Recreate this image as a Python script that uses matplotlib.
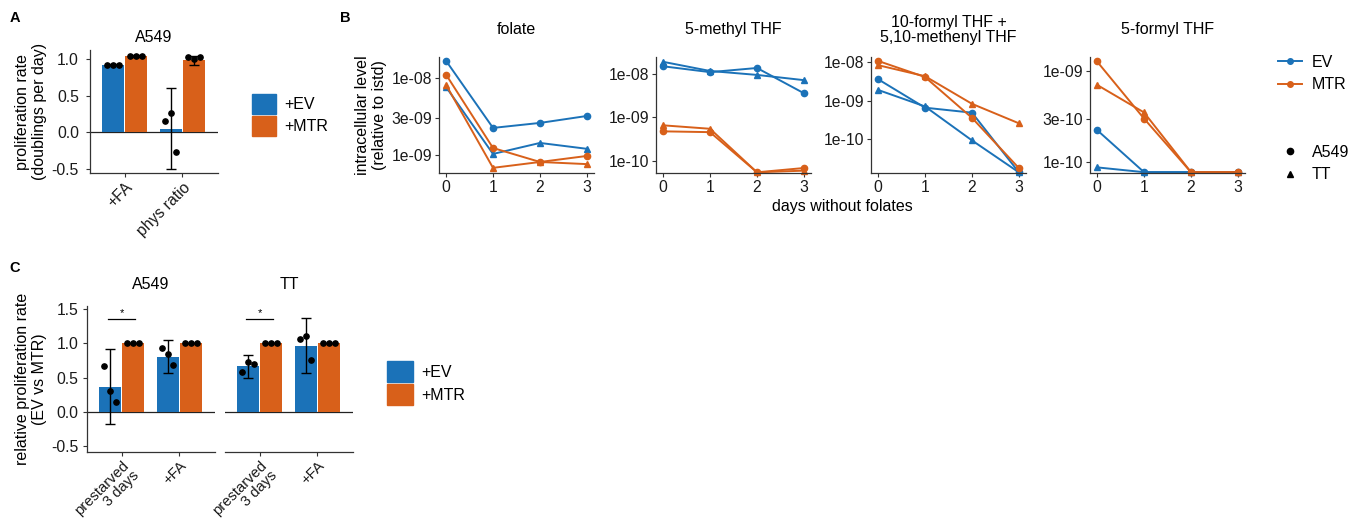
import matplotlib.pyplot as plt
from matplotlib.patches import Patch
from matplotlib.lines import Line2D
import numpy as np

plt.rcParams['font.family'] = ['Liberation Sans', 'DejaVu Sans']
plt.rcParams['font.size'] = 11

BLUE = '#1b72b8'
ORANGE = '#d8601a'
W, H = 1356, 527
FS = 11.5   # titles, labels, legends
TS = 11.3   # tick labels

# ---- panel A: proliferation rate, A549
a_groups = ['+FA', 'phys ratio']
a_ev_mean = [0.92, 0.05]
a_ev_err = [0.01, 0.55]
a_ev_pts = [[0.92, 0.92, 0.92], [0.15, 0.26, -0.26]]
a_mtr_mean = [1.04, 0.98]
a_mtr_err = [0.01, 0.065]
a_mtr_pts = [[1.04, 1.04, 1.04], [1.03, 1.0, 1.02]]

# ---- panel B: folate species over days without folates
days = [0, 1, 2, 3]
metabolites = ['folate', '5-methyl THF', '10-formyl THF +\n5,10-methenyl THF', '5-formyl THF']
ev_a549 = [
    [1.66e-8, 2.24e-9, 2.6e-9, 3.2e-9],
    [1.5e-8, 1.1e-8, 1.37e-8, 3.6e-9],
    [3.6e-9, 6.6e-10, 4.9e-10, 1.4e-11],
    [2.25e-10, 7.8e-11, 7.8e-11, 7.8e-11],
]
ev_tt = [
    [7.6e-9, 1.03e-9, 1.43e-9, 1.2e-9],
    [1.9e-8, 1.17e-8, 9.5e-9, 7.2e-9],
    [1.9e-9, 7.1e-10, 9.4e-11, 1.4e-11],
    [8.8e-11, 7.8e-11, 7.8e-11, 7.8e-11],
]
mtr_a549 = [
    [1.1e-8, 1.23e-9, 8.1e-10, 9.7e-10],
    [4.8e-10, 4.6e-10, 5.5e-11, 6.9e-11],
    [1.07e-8, 4.1e-9, 3.6e-10, 1.8e-11],
    [1.26e-9, 3.0e-10, 7.8e-11, 7.8e-11],
]
mtr_tt = [
    [8.1e-9, 6.8e-10, 8.1e-10, 7.6e-10],
    [6.6e-10, 5.5e-10, 5.5e-11, 6.0e-11],
    [8.3e-9, 4.3e-9, 8.3e-10, 2.6e-10],
    [7.0e-10, 3.5e-10, 7.8e-11, 7.8e-11],
]
b_ticks = [[1e-9, 3e-9, 1e-8], [1e-10, 1e-9, 1e-8], [1e-10, 1e-9, 1e-8], [1e-10, 3e-10, 1e-9]]
b_ticklabels = [['1e-09', '3e-09', '1e-08'], ['1e-10', '1e-09', '1e-08'],
                ['1e-10', '1e-09', '1e-08'], ['1e-10', '3e-10', '1e-09']]
b_ylims = [(5.83e-10, 1.86e-8), (5.3e-11, 2.45e-8), (1.35e-11, 1.35e-8), (7.64e-11, 1.41e-9)]

# ---- panel C: relative proliferation rate
c_lines = ['A549', 'TT']
c_groups = ['prestarved\n3 days', '+FA']
c_ev_mean = [[0.37, 0.80], [0.665, 0.965]]
c_ev_err = [[0.54, 0.24], [0.165, 0.395]]
c_ev_pts = [[[0.67, 0.31, 0.14], [0.93, 0.845, 0.68]], [[0.58, 0.72, 0.70], [1.06, 1.11, 0.75]]]
c_mtr_mean = [[1.0, 1.0], [1.0, 1.0]]
c_mtr_err = [[0.0, 0.0], [0.0, 0.0]]
c_mtr_pts = [[[1.0, 1.0, 1.0], [1.0, 1.0, 1.0]], [[1.0, 1.0, 1.0], [1.0, 1.0, 1.0]]]

fig = plt.figure(figsize=(W / 100, H / 100), dpi=100)


def ax_px(x0, y0, x1, y1):
    return fig.add_axes([x0 / W, 1 - y1 / H, (x1 - x0) / W, (y1 - y0) / H])


def style(ax, left=True, pad=2):
    for s in ['top', 'right']:
        ax.spines[s].set_visible(False)
    for s in ['left', 'bottom']:
        ax.spines[s].set_linewidth(0.9)
        ax.spines[s].set_color('#333333')
    ax.tick_params(length=3, width=0.8, color='#333333', labelsize=TS,
                   labelcolor='#1a1a1a', pad=pad)
    if not left:
        ax.spines['left'].set_visible(False)
        ax.tick_params(axis='y', left=False, labelleft=False)


jit = [-0.1, 0.0, 0.1]


def bars(ax, groups, ev_m, ev_e, ev_p, mtr_m, mtr_e, mtr_p, xsize=TS):
    x = np.arange(len(groups))
    w, off = 0.38, 0.2
    ax.axhline(0, color='#222222', lw=0.9, zorder=1)
    ax.bar(x - off, ev_m, w, color=BLUE, zorder=2)
    ax.bar(x + off, mtr_m, w, color=ORANGE, zorder=2)
    for xs, m, e, pts in [(x - off, ev_m, ev_e, ev_p), (x + off, mtr_m, mtr_e, mtr_p)]:
        ax.errorbar(xs, m, yerr=e, fmt='none', ecolor='black', elinewidth=1.0,
                    capsize=3.5, capthick=1.0, zorder=3)
        for xi, p in zip(xs, pts):
            ax.plot(xi + np.array(jit), p, 'o', color='black', ms=3.8, zorder=4)
    ax.set_xlim(-0.6, 1.62)
    ax.set_xticks(x)
    ax.set_xticklabels(groups, rotation=45, ha='right', rotation_mode='anchor',
                       multialignment='right', fontsize=xsize, linespacing=1.0)


# ---- panel A
axA = ax_px(90, 50, 218, 173)
style(axA, pad=5)
bars(axA, a_groups, a_ev_mean, a_ev_err, a_ev_pts, a_mtr_mean, a_mtr_err, a_mtr_pts)
axA.tick_params(axis='x', pad=2)
axA.set_ylim(-0.55, 1.12)
axA.set_yticks([-0.5, 0.0, 0.5, 1.0])
axA.set_yticklabels(['-0.5', '0.0', '0.5', '1.0'])
axA.set_ylabel('proliferation rate\n(doublings per day)', fontsize=FS, labelpad=3)
axA.set_title('A549', fontsize=FS, pad=6)
legA = [Patch(color=BLUE, label='+EV'), Patch(color=ORANGE, label='+MTR')]
fig.legend(handles=legA, loc='center left', bbox_to_anchor=(238 / W, 1 - 115 / H),
           frameon=False, handlelength=1.5, handleheight=1.5, labelspacing=0.15,
           handletextpad=0.5, fontsize=FS)

# ---- panel B
b_left = [439, 656, 871, 1090]
for i in range(4):
    ax = ax_px(b_left[i], 57, b_left[i] + 155, 173)
    style(ax)
    ax.set_yscale('log')
    for vals, col, mk in [(ev_a549[i], BLUE, 'o'), (ev_tt[i], BLUE, '^'),
                          (mtr_a549[i], ORANGE, 'o'), (mtr_tt[i], ORANGE, '^')]:
        ax.plot(days, vals, color=col, marker=mk, lw=1.4, ms=4.5, clip_on=False)
    ax.set_ylim(*b_ylims[i])
    ax.set_yticks(b_ticks[i])
    ax.set_yticklabels(b_ticklabels[i])
    ax.minorticks_off()
    ax.set_xlim(-0.15, 3.15)
    ax.set_xticks(days)
    ax.annotate(metabolites[i], xy=(0.5, 1), xycoords='axes fraction',
                xytext=(0, 19.5), textcoords='offset points',
                ha='center', va='center', fontsize=FS, linespacing=1.05)
    if i == 0:
        ax.set_ylabel('intracellular level\n(relative to istd)', fontsize=FS, labelpad=3)

fig.text(842 / W, 1 - 207 / H, 'days without folates', ha='center', va='center', fontsize=FS)

legB1 = [Line2D([], [], color=BLUE, marker='o', lw=1.4, ms=4, label='EV'),
         Line2D([], [], color=ORANGE, marker='o', lw=1.4, ms=4, label='MTR')]
legB2 = [Line2D([], [], color='black', marker='o', lw=0, ms=4.5, label='A549'),
         Line2D([], [], color='black', marker='^', lw=0, ms=5, label='TT')]
fig.legend(handles=legB1, loc='center left', bbox_to_anchor=(1264 / W, 1 - 73.5 / H),
           frameon=False, handlelength=1.5, labelspacing=0.5, handletextpad=0.6,
           fontsize=FS)
fig.legend(handles=legB2, loc='center left', bbox_to_anchor=(1264 / W, 1 - 163.5 / H),
           frameon=False, handlelength=1.5, labelspacing=0.5, handletextpad=0.6,
           fontsize=FS)

# ---- panel C
c_left = [87, 225]
for i in range(2):
    ax = ax_px(c_left[i], 306, c_left[i] + 128, 452)
    style(ax, left=(i == 0), pad=3)
    bars(ax, c_groups, c_ev_mean[i], c_ev_err[i], c_ev_pts[i],
         c_mtr_mean[i], c_mtr_err[i], c_mtr_pts[i], xsize=10.6)
    ax.tick_params(axis='x', pad=1.5)
    ax.set_ylim(-0.58, 1.54)
    ax.set_yticks([-0.5, 0.0, 0.5, 1.0, 1.5])
    ax.set_yticklabels(['-0.5', '0.0', '0.5', '1.0', '1.5'])
    ax.set_title(c_lines[i], fontsize=FS, pad=12)
    ax.plot([-0.24, 0.24], [1.35, 1.35], color='black', lw=0.9)
    ax.text(0, 1.37, '*', ha='center', va='bottom', fontsize=8)
    if i == 0:
        ax.set_ylabel('relative proliferation rate\n(EV vs MTR)', fontsize=FS, labelpad=3)

legC = [Patch(color=BLUE, label='+EV'), Patch(color=ORANGE, label='+MTR')]
fig.legend(handles=legC, loc='center left', bbox_to_anchor=(373 / W, 1 - 383 / H),
           frameon=False, handlelength=1.6, handleheight=1.6, labelspacing=0.15,
           handletextpad=0.5, fontsize=FS)

# ---- panel letters
for lab, x, y in [('A', 15, 18), ('B', 345, 18), ('C', 15, 268)]:
    fig.text(x / W, 1 - y / H, lab, fontsize=10.5, fontweight='bold', ha='center', va='center')

fig.savefig('out.png', dpi=100)
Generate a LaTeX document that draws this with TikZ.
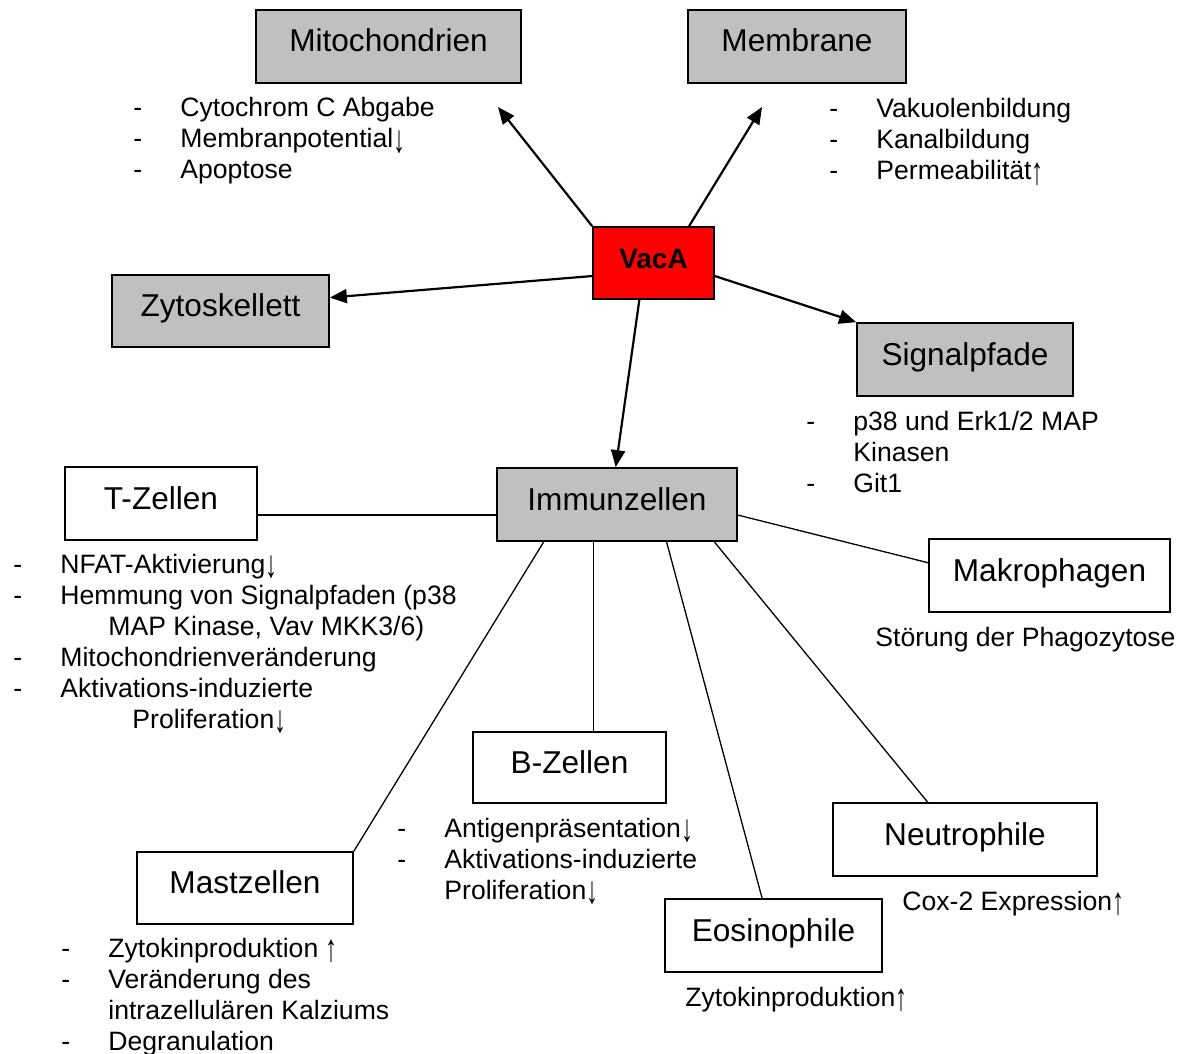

----------

#### EXERCISE
Exactly reproduce the run of lines from the start of the listing through the line with "a_mtr_pts = [[1.04, 1.04, 1.04], [1.03, 1.0, 1.02]]", inclusive; pictures are not copied.

#### ANSWER IN FULL
Recreate this image as a Python script that uses matplotlib.
import matplotlib.pyplot as plt
from matplotlib.patches import Patch
from matplotlib.lines import Line2D
import numpy as np

plt.rcParams['font.family'] = ['Liberation Sans', 'DejaVu Sans']
plt.rcParams['font.size'] = 11

BLUE = '#1b72b8'
ORANGE = '#d8601a'
W, H = 1356, 527
FS = 11.5   # titles, labels, legends
TS = 11.3   # tick labels

# ---- panel A: proliferation rate, A549
a_groups = ['+FA', 'phys ratio']
a_ev_mean = [0.92, 0.05]
a_ev_err = [0.01, 0.55]
a_ev_pts = [[0.92, 0.92, 0.92], [0.15, 0.26, -0.26]]
a_mtr_mean = [1.04, 0.98]
a_mtr_err = [0.01, 0.065]
a_mtr_pts = [[1.04, 1.04, 1.04], [1.03, 1.0, 1.02]]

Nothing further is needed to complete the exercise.